I promised to report back here on the European Parliament’s Foreign Affairs Committee meeting today on Croatia. It took place immediately after the EU Foreign Ministers had announced that because of Croatia’s failure to deliver fugitive general Ante Gotovina to the war crimes tribunal in the Hague, negotiations on Croatia’s EU membership will not begin tomorrow.
To my surprise, the main speaker from the Croatian side was not their Chief Negotiator, Vladimir Drobnjak, but the Prime Minister himself, Ivo Sanader. He made an extremely good impression on MEPs. I personally was much less impressed; he told three blatant untruths in his opening remarks, which disinclines me to take particularly seriously any of his statements about how hard his government is really looking for the fugitive general.
Harsh language, I hear you say; A Fistful of Euros does not normally accuse heads of government of telling fibs. Well, I’ll be quite specific. He said that only “a small minority” of member states supported the tough line on Gotovina. The reverse is the case; only the ex-Hapsburg countries supported Croatia’s demand to begin negotiations immediately.
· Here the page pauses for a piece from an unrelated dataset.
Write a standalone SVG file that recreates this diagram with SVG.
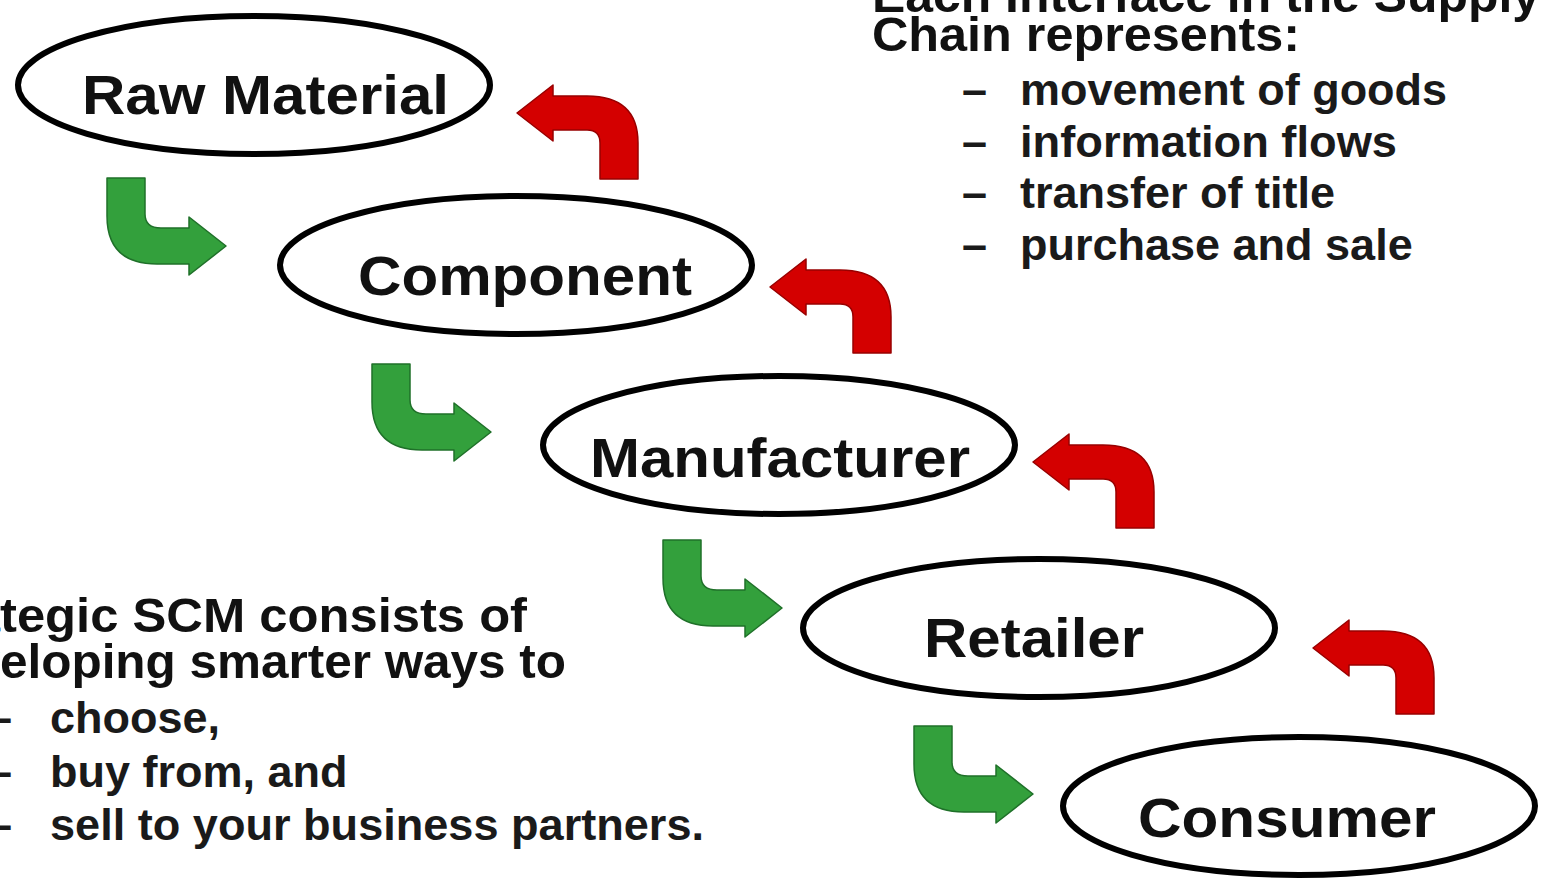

He said that his government coalition includes members of the Serb minority. This is not true. Serb MPs support his government, but are not part of it. And he said that the European Parliament’s Croatia delegation unanimously supported his government’s position that the negotiations should begin anyway. In fact at least one MEP (Gary Titley) on the delegation did not. There is no question of translation errors here – Sanader made his presentation in fluent English.
I’m sorry to say that Sanader almost completely charmed the European Parliament, starting with the Croatia delegation and the entire European People’s Party, but (it seemed) a majority of the rest of the groups as well. Part of this, of course, is the Parliament’s continued resentment that it is not involved by the European Council in important decisions on foreign policy. (If it had something worthwhile to contribute on foreign policy debates, I would be more sympathetic than I am). Part of it is also that like most MEPs, Sanader is middle-aged, male and overweight.
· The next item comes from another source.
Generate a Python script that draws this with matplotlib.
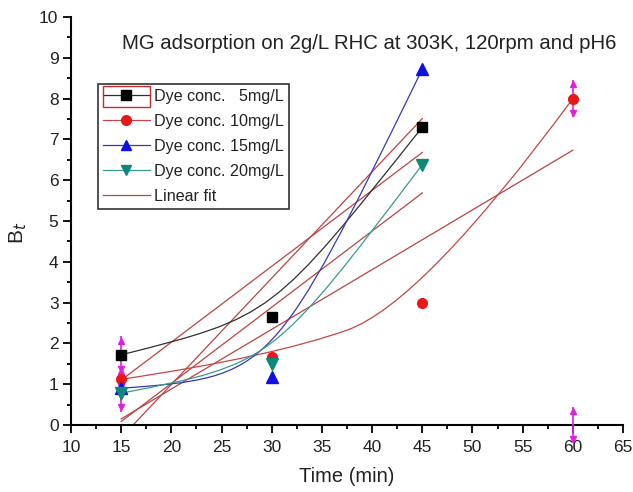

The MEPs got distracted, as so often happens, by a suggestion that the EU should set up a committee to monitor Croatia’s compliance with the Hague, at the same time as allowing negotiations to proceed on schedule – a silly proposal, which reached a nadir when the ridiculous Bavarian Bernd Posselt suggested that evidence from Western intelligence agencies should be shared with the European Parliament, and that the EU should not listen to the war crimes tribunal’s chief prosecutor because she is not an EU citizen!
The only sane notes were sounded by Dutch Socialist Jan Marinus Wiersma and Dutch Green Jan Joost Lagendijk, who both pointed out that perhaps the war crime tribunal itself is better placed than any outsiders to judge whether or not Croatia was cooperating adequately (though I did notice one Liberal MEP fuming in the aisles because she had not been called to make a similar point). I had some sympathy also with former Estonian foreign minister, now a Socialist MEP, Toomas Ilves who complained that the process is not very transparent; we all knew where we were, for instance, when Slovakia was being held back under Meciar.
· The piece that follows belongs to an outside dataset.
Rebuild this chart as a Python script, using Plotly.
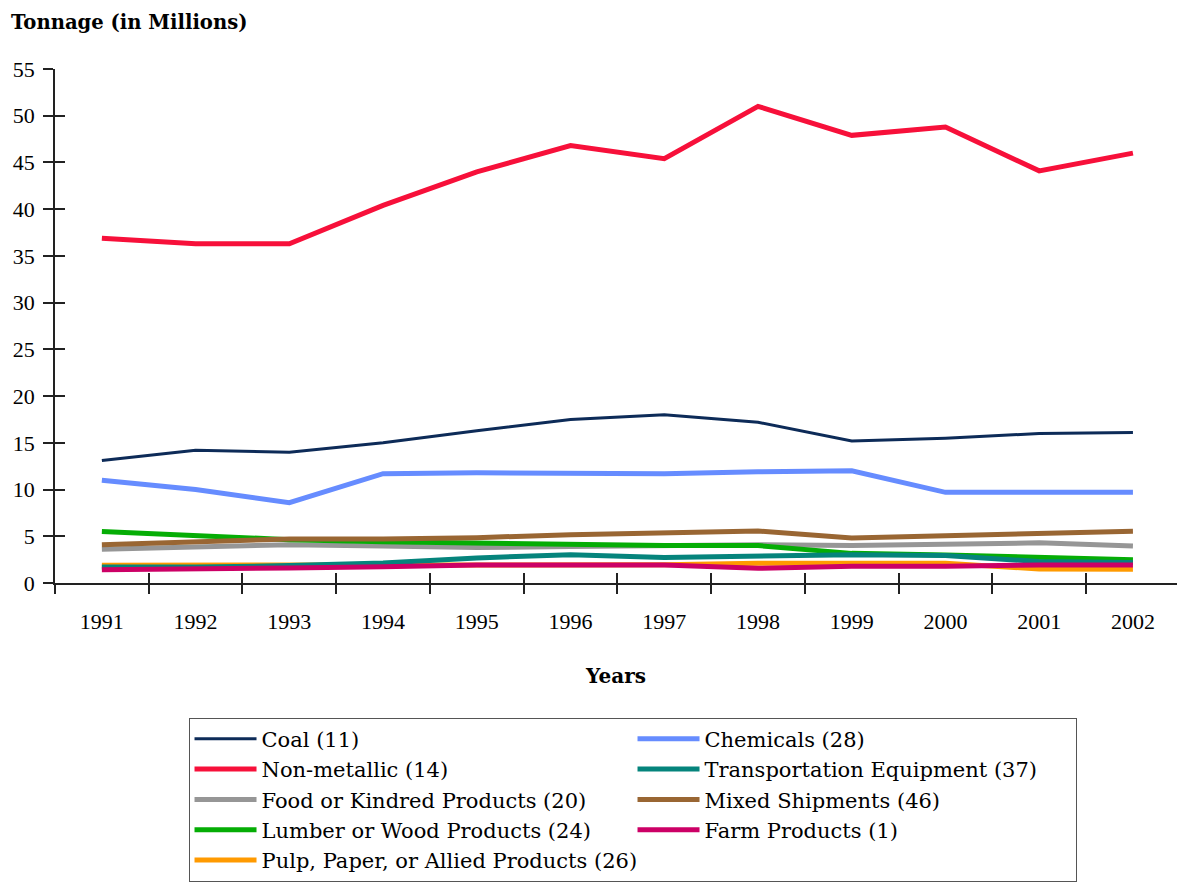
import plotly.graph_objects as go

years = [1991, 1992, 1993, 1994, 1995, 1996, 1997, 1998, 1999, 2000, 2001, 2002]
year_labels = [str(y) for y in years]
y_ticks = [0, 5, 10, 15, 20, 25, 30, 35, 40, 45, 50, 55]

coal = [13.1, 14.2, 14.0, 15.0, 16.3, 17.5, 18.0, 17.2, 15.2, 15.5, 16.0, 16.1]
non_metallic = [36.9, 36.3, 36.3, 40.4, 44.0, 46.8, 45.4, 51.0, 47.9, 48.8, 44.1, 46.0]
food = [3.6, 3.9, 4.1, 3.95, 3.8, 3.9, 4.0, 4.1, 4.0, 4.1, 4.3, 3.95]
lumber = [5.5, 5.07, 4.64, 4.42, 4.25, 4.1, 4.0, 4.0, 3.17, 3.0, 2.74, 2.5]
pulp = [1.9, 1.9, 1.9, 1.95, 1.95, 1.95, 1.95, 2.1, 2.1, 2.1, 1.5, 1.47]
chemicals = [11.0, 10.0, 8.6, 11.7, 11.8, 11.8, 11.7, 11.9, 12.0, 9.7, 9.7, 9.7]
transport = [1.7, 1.7, 1.86, 2.14, 2.68, 3.03, 2.74, 2.82, 3.03, 2.93, 2.3, 2.2]
mixed = [4.1, 4.39, 4.71, 4.71, 4.85, 5.17, 5.39, 5.57, 4.82, 5.07, 5.35, 5.53]
farm = [1.42, 1.45, 1.6, 1.75, 1.93, 1.93, 1.93, 1.57, 1.78, 1.78, 1.93, 1.93]

# name, values, colour, width, legend rank (two-column legend read row by row)
series = [
    ("Coal (11)", coal, "#0d2b58", 3, 1),
    ("Non-metallic (14)", non_metallic, "#f7103a", 5, 3),
    ("Food or Kindred Products (20)", food, "#969696", 5, 5),
    ("Lumber or Wood Products (24)", lumber, "#05ad05", 5, 7),
    ("Pulp, Paper, or Allied Products (26)", pulp, "#ff9a00", 5, 9),
    ("Chemicals (28)", chemicals, "#668cff", 5, 2),
    ("Transportation Equipment (37)", transport, "#05847c", 5, 4),
    ("Mixed Shipments (46)", mixed, "#996633", 5, 6),
    ("Farm Products (1)", farm, "#cc0066", 5, 8),
]

TICK_FONT = "Liberation Serif"
TEXT_FONT = "DejaVu Serif"
fig = go.Figure()
for name, vals, color, width, rank in series:
    fig.add_trace(go.Scatter(
        x=years, y=vals, mode="lines", name=name,
        line=dict(color=color, width=width),
        legendrank=rank,
    ))

x_range = [1990.5, 2002.47]
boundaries = [y - 0.5 for y in years] + [years[-1] + 0.5]

fig.update_layout(
    width=1177, height=882,
    margin=dict(l=55, r=0, t=69, b=299),
    paper_bgcolor="white", plot_bgcolor="white",
    font=dict(family=TICK_FONT, size=22, color="black"),
    showlegend=True,
    legend=dict(
        orientation="h",
        x=0.119, xanchor="left",
        y=-0.262, yanchor="top",
        itemwidth=62,
        entrywidth=366, entrywidthmode="pixels",
        bordercolor="#555555", borderwidth=1,
        font=dict(family=TEXT_FONT, size=21),
        traceorder="normal",
    ),
    xaxis=dict(
        range=x_range, tickvals=years, ticktext=year_labels,
        ticks="", showgrid=False, zeroline=False,
        showline=True, linecolor="#222222", linewidth=1.5,
        ticklabelstandoff=18,
        title=dict(text="<b>Years</b>", standoff=36,
                   font=dict(family=TEXT_FONT, size=20)),
    ),
    xaxis2=dict(
        range=x_range, overlaying="x", anchor="y", side="bottom",
        tickvals=boundaries, ticks="outside", ticklen=10, tickwidth=1.5,
        tickcolor="#222222", showticklabels=False, showgrid=False,
        zeroline=False, showline=False,
    ),
    xaxis3=dict(
        range=x_range, overlaying="x", anchor="y", side="bottom",
        tickvals=boundaries, ticks="inside", ticklen=10, tickwidth=1.5,
        tickcolor="#222222", showticklabels=False, showgrid=False,
        zeroline=False, showline=False,
    ),
    yaxis=dict(
        range=[0, 55], tickvals=y_ticks, ticks="outside", ticklen=10,
        tickwidth=1.5, tickcolor="#222222", showgrid=False, zeroline=False,
        showline=True, linecolor="#222222", linewidth=1.5,
        ticklabelstandoff=4,
    ),
    yaxis2=dict(
        range=[0, 55], overlaying="y", anchor="x", side="left",
        tickvals=y_ticks, ticks="inside", ticklen=10, tickwidth=1.5,
        tickcolor="#222222", showticklabels=False, showgrid=False,
        zeroline=False, showline=False,
    ),
    annotations=[dict(
        text="<b>Tonnage (in Millions)</b>", xref="paper", yref="paper",
        x=-0.041, xanchor="left", y=1.091, yanchor="middle",
        showarrow=False, font=dict(family=TEXT_FONT, size=19.6),
    )],
)

# invisible carriers so the overlaid tick axes are drawn
fig.add_trace(go.Scatter(x=[years[0]], y=[0], xaxis="x2", yaxis="y2",
                         mode="markers", marker=dict(opacity=0),
                         showlegend=False, hoverinfo="skip"))
fig.add_trace(go.Scatter(x=[years[0]], y=[0], xaxis="x3", yaxis="y",
                         mode="markers", marker=dict(opacity=0),
                         showlegend=False, hoverinfo="skip"))

fig.write_html("out.html")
EU member states probably do have sensitive intelligence information suggesting that Croatia doesn’t know where Gotovina is because they haven’t looked very hard. The European Parliament is understandably irritated that this information has not been shared with them, so naturally they tend to support the underdog, especially in the context of their perpetual struggle with the Council. But if I were in possession of such information, on the basis of today’s performance, MEPs are very low down the list of people I would share it with.
(Roll of shame of MEPs who supported the Croatian government: Elmar Brok; Hannes Swoboda; José Ignacio Salafranca; Erik Meijer; Lydie Polfer; Bernd Posselt; Doris Pack, of course; Milan Horácek; Vittorio Prodi. Two others, Anders Samuelsen and Justas Paleckis, made comments that were somewhat beside the point.)